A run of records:
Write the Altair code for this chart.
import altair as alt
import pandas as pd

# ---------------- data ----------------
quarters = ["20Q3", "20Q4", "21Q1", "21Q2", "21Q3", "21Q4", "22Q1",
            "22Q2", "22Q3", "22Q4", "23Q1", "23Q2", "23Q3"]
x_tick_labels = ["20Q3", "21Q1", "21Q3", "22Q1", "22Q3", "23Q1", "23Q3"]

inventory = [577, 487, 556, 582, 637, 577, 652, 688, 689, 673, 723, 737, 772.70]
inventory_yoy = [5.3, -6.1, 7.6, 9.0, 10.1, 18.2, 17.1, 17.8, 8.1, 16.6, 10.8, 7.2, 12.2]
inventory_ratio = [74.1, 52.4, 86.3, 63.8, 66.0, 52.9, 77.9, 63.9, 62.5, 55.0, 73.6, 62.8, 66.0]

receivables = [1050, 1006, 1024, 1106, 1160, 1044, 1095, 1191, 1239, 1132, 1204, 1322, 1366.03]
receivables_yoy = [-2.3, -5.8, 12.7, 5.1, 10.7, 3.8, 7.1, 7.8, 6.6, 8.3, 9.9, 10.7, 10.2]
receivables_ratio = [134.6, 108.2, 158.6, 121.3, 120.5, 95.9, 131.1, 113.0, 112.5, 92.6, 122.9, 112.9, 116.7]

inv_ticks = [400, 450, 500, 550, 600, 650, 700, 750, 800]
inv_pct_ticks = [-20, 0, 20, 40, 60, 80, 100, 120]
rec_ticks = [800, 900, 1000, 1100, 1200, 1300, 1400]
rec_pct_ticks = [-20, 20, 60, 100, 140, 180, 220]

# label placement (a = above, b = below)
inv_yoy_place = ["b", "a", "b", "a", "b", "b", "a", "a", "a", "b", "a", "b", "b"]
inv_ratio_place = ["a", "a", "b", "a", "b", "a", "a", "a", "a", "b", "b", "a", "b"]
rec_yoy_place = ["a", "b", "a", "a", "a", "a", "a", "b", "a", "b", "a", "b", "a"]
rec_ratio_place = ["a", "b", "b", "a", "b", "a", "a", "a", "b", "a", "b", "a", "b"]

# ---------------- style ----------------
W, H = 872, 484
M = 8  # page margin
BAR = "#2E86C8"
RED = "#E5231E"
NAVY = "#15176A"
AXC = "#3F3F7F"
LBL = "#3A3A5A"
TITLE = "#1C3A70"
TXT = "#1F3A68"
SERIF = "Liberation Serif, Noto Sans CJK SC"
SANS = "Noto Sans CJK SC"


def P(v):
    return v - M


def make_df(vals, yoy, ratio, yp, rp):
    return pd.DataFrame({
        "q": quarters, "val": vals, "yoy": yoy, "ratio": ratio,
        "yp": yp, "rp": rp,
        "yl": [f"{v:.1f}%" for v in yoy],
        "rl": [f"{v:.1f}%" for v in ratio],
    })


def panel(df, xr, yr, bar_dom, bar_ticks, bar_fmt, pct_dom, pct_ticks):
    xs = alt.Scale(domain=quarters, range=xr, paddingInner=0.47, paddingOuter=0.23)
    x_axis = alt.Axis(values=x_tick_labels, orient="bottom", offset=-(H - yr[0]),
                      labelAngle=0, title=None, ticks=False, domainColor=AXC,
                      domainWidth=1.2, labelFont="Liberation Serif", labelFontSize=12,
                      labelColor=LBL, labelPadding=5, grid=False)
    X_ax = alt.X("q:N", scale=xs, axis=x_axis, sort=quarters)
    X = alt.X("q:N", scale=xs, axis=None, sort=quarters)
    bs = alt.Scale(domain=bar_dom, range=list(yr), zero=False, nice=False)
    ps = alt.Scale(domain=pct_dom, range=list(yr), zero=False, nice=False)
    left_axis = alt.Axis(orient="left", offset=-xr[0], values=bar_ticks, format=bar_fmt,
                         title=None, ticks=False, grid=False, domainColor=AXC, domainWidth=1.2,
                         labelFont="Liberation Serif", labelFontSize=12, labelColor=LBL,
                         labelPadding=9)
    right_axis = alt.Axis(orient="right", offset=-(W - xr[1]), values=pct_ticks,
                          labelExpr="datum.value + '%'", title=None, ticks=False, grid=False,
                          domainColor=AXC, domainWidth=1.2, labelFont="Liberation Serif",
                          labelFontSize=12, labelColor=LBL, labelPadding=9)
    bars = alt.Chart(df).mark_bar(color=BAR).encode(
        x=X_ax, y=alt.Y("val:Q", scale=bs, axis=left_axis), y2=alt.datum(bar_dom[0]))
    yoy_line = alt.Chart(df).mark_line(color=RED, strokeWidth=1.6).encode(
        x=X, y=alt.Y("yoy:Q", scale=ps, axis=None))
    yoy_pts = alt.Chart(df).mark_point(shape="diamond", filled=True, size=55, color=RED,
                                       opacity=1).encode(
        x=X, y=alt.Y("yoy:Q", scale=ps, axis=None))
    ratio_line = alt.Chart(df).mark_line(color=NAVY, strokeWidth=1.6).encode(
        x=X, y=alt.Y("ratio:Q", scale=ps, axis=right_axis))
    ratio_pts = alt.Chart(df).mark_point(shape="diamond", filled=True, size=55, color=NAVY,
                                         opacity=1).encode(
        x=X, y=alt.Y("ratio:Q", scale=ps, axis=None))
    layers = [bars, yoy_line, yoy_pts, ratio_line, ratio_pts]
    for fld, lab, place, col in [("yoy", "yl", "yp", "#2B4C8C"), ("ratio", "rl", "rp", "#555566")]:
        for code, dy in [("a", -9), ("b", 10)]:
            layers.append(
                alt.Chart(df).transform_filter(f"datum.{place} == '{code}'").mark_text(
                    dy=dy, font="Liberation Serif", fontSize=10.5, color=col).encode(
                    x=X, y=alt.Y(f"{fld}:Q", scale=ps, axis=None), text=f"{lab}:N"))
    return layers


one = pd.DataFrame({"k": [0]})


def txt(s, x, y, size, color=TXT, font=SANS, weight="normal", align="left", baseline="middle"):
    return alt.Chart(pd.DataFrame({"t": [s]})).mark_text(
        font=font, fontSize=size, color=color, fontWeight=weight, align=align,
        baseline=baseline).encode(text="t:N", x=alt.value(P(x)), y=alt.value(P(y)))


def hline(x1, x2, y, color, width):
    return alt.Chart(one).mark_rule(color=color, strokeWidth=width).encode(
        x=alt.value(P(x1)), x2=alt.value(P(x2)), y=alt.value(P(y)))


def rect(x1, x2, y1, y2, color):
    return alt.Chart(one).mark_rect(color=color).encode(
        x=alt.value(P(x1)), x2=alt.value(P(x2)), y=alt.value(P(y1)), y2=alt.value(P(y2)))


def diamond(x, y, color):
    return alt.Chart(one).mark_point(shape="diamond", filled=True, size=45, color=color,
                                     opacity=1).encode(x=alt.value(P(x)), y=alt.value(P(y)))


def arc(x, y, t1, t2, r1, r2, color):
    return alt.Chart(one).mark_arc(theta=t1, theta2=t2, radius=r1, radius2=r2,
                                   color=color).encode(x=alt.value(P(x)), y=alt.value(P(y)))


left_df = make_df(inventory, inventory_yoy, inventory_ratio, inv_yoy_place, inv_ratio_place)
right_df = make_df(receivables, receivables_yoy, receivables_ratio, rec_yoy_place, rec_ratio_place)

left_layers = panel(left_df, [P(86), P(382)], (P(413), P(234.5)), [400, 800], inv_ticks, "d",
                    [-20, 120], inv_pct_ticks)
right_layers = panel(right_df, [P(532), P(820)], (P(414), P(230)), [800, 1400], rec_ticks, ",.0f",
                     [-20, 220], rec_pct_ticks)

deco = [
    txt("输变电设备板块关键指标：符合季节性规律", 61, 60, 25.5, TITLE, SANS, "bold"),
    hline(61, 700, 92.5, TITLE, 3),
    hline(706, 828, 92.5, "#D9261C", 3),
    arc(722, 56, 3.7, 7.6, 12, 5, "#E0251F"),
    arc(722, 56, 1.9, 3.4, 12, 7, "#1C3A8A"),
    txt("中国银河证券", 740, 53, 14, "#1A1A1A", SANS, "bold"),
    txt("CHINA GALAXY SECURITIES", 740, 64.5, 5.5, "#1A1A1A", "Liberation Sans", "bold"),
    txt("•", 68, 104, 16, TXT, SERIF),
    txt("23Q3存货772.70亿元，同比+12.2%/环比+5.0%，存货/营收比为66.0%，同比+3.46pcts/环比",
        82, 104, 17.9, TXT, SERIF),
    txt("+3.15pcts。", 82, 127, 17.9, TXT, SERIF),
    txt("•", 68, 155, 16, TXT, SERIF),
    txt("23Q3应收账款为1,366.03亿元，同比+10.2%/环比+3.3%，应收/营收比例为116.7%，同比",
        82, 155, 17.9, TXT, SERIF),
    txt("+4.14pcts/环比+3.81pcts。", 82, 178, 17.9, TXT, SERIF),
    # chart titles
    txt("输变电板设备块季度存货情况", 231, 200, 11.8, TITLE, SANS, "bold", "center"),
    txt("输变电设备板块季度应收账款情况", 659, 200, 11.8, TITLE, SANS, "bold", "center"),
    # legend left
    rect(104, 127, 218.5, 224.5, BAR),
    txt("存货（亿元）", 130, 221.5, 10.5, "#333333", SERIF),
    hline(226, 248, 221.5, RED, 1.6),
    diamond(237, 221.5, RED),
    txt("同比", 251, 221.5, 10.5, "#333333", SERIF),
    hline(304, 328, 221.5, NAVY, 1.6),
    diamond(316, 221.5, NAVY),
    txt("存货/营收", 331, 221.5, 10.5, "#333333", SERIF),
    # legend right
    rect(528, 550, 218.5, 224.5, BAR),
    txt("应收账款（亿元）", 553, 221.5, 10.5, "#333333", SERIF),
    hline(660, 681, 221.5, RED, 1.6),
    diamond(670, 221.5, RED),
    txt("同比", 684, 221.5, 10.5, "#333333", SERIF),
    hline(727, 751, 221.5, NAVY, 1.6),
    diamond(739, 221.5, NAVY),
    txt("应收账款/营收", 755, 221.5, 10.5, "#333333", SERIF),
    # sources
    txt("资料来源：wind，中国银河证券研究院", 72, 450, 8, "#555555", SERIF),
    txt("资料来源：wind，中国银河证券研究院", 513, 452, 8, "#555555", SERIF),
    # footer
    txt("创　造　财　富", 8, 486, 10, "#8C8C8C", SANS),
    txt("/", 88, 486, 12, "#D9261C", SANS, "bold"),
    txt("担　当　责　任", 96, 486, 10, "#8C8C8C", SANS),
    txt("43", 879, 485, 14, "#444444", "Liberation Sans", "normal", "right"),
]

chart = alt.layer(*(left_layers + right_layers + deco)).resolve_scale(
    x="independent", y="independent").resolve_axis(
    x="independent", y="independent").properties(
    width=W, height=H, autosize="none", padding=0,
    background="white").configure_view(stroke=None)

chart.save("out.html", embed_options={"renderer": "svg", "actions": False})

--

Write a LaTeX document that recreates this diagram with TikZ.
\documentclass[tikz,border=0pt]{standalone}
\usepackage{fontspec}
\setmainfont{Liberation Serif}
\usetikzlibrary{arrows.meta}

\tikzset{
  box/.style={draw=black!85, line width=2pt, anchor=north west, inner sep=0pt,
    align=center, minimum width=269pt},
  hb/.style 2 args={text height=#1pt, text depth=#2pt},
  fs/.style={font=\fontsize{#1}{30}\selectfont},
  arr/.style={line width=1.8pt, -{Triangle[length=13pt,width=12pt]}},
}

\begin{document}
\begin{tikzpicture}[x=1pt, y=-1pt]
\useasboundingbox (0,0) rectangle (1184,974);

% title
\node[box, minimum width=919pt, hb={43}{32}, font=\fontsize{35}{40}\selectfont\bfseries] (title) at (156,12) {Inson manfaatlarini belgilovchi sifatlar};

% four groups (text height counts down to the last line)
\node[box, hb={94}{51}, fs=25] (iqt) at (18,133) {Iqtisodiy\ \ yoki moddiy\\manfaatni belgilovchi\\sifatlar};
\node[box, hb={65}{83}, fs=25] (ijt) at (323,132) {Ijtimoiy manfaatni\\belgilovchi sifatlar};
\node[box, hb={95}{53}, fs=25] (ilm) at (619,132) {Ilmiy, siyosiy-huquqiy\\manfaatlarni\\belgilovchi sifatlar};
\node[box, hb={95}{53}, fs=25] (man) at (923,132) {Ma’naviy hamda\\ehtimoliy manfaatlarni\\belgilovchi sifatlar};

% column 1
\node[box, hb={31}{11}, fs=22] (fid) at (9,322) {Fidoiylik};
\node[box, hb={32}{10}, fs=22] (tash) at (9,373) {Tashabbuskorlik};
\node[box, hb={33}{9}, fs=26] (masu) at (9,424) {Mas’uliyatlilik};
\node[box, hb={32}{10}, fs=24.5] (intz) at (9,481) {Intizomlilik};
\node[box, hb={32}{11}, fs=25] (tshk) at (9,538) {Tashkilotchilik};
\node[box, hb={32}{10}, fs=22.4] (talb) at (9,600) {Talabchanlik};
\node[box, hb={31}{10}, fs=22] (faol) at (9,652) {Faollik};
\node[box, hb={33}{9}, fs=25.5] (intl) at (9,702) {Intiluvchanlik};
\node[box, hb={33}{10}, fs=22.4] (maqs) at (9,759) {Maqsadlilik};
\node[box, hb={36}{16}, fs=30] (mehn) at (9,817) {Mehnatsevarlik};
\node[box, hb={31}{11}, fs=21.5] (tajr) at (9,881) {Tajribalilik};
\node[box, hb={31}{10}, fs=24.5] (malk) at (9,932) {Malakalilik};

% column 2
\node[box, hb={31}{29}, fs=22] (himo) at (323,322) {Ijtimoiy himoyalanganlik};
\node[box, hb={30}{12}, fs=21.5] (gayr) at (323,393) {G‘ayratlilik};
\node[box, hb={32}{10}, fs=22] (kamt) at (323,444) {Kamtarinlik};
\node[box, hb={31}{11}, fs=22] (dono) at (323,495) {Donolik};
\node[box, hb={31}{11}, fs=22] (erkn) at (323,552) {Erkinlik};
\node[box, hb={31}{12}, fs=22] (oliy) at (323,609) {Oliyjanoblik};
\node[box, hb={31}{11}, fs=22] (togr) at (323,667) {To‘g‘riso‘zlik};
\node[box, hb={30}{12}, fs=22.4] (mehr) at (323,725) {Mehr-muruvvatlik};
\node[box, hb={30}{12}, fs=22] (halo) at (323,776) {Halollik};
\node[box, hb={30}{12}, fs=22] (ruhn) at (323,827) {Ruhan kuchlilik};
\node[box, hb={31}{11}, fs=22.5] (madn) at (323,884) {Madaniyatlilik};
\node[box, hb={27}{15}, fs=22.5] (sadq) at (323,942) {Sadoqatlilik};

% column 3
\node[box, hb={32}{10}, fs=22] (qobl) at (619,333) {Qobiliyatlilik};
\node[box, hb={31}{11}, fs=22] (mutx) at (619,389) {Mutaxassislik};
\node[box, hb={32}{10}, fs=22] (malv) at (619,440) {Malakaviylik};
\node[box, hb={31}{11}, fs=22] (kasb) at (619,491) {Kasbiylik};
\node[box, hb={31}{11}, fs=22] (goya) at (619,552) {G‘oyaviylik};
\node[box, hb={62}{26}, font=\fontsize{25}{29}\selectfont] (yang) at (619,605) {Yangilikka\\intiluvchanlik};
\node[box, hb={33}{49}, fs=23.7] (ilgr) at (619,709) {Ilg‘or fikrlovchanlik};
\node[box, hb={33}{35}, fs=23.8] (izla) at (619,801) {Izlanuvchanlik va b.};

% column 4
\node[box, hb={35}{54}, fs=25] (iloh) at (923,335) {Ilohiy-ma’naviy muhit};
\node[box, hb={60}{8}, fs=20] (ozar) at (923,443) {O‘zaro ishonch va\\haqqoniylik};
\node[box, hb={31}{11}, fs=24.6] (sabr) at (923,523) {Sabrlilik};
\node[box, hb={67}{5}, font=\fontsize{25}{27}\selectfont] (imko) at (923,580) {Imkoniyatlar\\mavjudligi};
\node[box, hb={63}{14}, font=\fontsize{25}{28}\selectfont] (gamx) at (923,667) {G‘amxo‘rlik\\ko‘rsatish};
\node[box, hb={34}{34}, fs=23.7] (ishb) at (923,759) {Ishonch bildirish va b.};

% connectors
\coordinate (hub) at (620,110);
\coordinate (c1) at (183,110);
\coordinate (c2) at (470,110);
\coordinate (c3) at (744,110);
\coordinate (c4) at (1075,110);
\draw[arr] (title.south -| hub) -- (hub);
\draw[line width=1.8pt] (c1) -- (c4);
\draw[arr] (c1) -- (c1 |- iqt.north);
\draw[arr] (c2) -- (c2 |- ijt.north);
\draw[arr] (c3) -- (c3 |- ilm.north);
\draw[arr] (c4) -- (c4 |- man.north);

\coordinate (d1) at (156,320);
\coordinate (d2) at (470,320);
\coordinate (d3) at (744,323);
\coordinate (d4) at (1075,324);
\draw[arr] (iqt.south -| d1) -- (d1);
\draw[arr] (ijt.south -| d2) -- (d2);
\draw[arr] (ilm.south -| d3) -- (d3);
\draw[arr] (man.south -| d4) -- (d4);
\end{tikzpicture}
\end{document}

==

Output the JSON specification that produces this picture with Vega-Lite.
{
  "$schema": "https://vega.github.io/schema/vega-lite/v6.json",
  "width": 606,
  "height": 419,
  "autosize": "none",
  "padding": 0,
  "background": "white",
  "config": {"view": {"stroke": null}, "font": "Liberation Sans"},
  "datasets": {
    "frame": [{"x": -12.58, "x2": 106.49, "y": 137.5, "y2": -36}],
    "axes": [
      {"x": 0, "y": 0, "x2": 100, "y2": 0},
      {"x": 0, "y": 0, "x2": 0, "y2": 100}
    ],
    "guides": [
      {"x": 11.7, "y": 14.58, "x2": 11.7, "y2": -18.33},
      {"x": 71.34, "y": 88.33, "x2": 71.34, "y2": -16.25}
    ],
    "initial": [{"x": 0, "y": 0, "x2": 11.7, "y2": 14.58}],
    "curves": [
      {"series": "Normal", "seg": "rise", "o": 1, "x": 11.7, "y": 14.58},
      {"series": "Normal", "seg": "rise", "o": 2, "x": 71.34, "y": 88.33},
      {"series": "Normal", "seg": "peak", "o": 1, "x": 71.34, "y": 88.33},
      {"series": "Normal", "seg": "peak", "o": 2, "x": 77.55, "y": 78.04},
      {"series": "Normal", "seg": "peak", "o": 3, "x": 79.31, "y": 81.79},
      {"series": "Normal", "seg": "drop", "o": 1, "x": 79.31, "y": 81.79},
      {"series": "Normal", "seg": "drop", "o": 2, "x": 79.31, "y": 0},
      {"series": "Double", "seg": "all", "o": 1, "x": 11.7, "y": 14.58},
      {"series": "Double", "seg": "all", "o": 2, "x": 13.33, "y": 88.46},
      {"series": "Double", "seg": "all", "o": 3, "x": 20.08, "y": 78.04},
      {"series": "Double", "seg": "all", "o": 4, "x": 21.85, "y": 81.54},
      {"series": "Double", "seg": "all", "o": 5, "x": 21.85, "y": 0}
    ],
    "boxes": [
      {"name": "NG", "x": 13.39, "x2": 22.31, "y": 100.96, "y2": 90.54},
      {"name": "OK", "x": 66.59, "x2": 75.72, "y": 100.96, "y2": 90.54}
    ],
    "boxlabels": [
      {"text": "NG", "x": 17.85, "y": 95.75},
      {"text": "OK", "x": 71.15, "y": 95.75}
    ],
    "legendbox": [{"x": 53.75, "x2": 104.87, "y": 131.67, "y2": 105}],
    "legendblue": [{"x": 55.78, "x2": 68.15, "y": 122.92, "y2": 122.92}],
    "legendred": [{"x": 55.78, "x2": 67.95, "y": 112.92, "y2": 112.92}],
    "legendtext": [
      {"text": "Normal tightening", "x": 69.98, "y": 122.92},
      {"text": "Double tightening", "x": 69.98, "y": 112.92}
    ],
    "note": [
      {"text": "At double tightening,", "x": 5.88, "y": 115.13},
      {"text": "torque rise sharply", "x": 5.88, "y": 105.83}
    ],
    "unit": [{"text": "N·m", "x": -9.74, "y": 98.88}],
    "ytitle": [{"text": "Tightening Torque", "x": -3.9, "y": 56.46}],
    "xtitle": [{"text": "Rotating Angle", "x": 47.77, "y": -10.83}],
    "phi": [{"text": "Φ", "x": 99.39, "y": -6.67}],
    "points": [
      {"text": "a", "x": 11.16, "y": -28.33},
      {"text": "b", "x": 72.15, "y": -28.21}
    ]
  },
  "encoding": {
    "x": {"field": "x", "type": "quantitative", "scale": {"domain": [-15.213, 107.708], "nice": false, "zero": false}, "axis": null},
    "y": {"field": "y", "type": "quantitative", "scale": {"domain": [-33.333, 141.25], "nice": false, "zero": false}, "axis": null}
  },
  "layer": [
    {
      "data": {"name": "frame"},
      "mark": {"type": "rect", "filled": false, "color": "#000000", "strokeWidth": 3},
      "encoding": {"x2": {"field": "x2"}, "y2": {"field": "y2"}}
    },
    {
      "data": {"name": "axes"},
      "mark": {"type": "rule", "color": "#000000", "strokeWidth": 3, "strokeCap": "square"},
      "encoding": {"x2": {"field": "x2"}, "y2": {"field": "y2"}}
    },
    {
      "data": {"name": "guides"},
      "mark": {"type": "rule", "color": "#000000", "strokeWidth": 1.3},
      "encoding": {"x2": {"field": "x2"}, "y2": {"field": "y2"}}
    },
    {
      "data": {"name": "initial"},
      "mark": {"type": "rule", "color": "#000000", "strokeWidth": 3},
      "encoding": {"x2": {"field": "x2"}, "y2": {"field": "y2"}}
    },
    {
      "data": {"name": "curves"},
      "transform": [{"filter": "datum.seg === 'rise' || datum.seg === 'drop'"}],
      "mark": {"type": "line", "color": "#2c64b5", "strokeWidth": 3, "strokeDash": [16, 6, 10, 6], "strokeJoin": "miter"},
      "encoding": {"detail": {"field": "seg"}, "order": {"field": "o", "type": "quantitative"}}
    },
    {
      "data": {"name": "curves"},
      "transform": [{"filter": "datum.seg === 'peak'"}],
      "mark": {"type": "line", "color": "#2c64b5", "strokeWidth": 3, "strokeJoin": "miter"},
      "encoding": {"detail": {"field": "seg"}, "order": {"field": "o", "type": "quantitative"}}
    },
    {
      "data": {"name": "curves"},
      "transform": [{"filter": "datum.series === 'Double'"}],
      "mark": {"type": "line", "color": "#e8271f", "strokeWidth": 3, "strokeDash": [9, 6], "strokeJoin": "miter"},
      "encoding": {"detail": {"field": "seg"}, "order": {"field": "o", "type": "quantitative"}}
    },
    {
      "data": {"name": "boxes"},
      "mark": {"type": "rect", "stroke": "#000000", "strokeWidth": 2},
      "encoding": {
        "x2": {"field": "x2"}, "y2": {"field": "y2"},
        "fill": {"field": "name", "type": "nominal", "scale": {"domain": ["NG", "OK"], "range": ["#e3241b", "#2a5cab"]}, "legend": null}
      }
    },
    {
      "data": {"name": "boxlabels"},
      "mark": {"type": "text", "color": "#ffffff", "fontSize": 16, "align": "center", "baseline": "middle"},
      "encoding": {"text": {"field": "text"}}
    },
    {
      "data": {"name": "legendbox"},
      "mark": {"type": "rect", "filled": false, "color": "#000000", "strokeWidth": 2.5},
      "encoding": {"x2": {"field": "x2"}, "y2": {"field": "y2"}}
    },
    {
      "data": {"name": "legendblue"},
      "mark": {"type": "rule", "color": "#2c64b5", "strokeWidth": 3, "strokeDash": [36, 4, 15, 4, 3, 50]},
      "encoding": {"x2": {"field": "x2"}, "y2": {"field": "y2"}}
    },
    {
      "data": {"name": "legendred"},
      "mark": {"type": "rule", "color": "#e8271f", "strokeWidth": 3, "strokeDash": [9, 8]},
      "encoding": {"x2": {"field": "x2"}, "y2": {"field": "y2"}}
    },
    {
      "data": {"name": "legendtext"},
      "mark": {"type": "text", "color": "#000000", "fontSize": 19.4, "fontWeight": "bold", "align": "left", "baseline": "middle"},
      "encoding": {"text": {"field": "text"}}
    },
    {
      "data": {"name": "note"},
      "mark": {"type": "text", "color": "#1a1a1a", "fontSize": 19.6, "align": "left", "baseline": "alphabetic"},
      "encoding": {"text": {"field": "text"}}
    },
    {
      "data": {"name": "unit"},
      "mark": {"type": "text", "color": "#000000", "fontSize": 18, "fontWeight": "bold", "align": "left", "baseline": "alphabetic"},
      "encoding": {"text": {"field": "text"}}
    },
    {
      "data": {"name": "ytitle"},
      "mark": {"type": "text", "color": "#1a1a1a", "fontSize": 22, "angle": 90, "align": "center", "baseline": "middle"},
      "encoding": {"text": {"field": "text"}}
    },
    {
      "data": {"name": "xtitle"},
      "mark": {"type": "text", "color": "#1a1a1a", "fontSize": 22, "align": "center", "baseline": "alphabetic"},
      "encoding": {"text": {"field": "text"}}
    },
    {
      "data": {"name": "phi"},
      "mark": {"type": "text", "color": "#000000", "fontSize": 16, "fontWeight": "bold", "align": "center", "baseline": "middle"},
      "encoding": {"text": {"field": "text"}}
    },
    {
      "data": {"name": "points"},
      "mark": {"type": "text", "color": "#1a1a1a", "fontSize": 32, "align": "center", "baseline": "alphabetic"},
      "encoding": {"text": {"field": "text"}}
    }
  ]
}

Exercise task: Within the listing above, extract exactly the lines from the line with "Write the Altair code for this chart." to the line with "rec_pct_ticks = [-20, 20, 60, 100, 140, 180, 220]", the two named lines included, and no others.

Answer:
Write the Altair code for this chart.
import altair as alt
import pandas as pd

# ---------------- data ----------------
quarters = ["20Q3", "20Q4", "21Q1", "21Q2", "21Q3", "21Q4", "22Q1",
            "22Q2", "22Q3", "22Q4", "23Q1", "23Q2", "23Q3"]
x_tick_labels = ["20Q3", "21Q1", "21Q3", "22Q1", "22Q3", "23Q1", "23Q3"]

inventory = [577, 487, 556, 582, 637, 577, 652, 688, 689, 673, 723, 737, 772.70]
inventory_yoy = [5.3, -6.1, 7.6, 9.0, 10.1, 18.2, 17.1, 17.8, 8.1, 16.6, 10.8, 7.2, 12.2]
inventory_ratio = [74.1, 52.4, 86.3, 63.8, 66.0, 52.9, 77.9, 63.9, 62.5, 55.0, 73.6, 62.8, 66.0]

receivables = [1050, 1006, 1024, 1106, 1160, 1044, 1095, 1191, 1239, 1132, 1204, 1322, 1366.03]
receivables_yoy = [-2.3, -5.8, 12.7, 5.1, 10.7, 3.8, 7.1, 7.8, 6.6, 8.3, 9.9, 10.7, 10.2]
receivables_ratio = [134.6, 108.2, 158.6, 121.3, 120.5, 95.9, 131.1, 113.0, 112.5, 92.6, 122.9, 112.9, 116.7]

inv_ticks = [400, 450, 500, 550, 600, 650, 700, 750, 800]
inv_pct_ticks = [-20, 0, 20, 40, 60, 80, 100, 120]
rec_ticks = [800, 900, 1000, 1100, 1200, 1300, 1400]
rec_pct_ticks = [-20, 20, 60, 100, 140, 180, 220]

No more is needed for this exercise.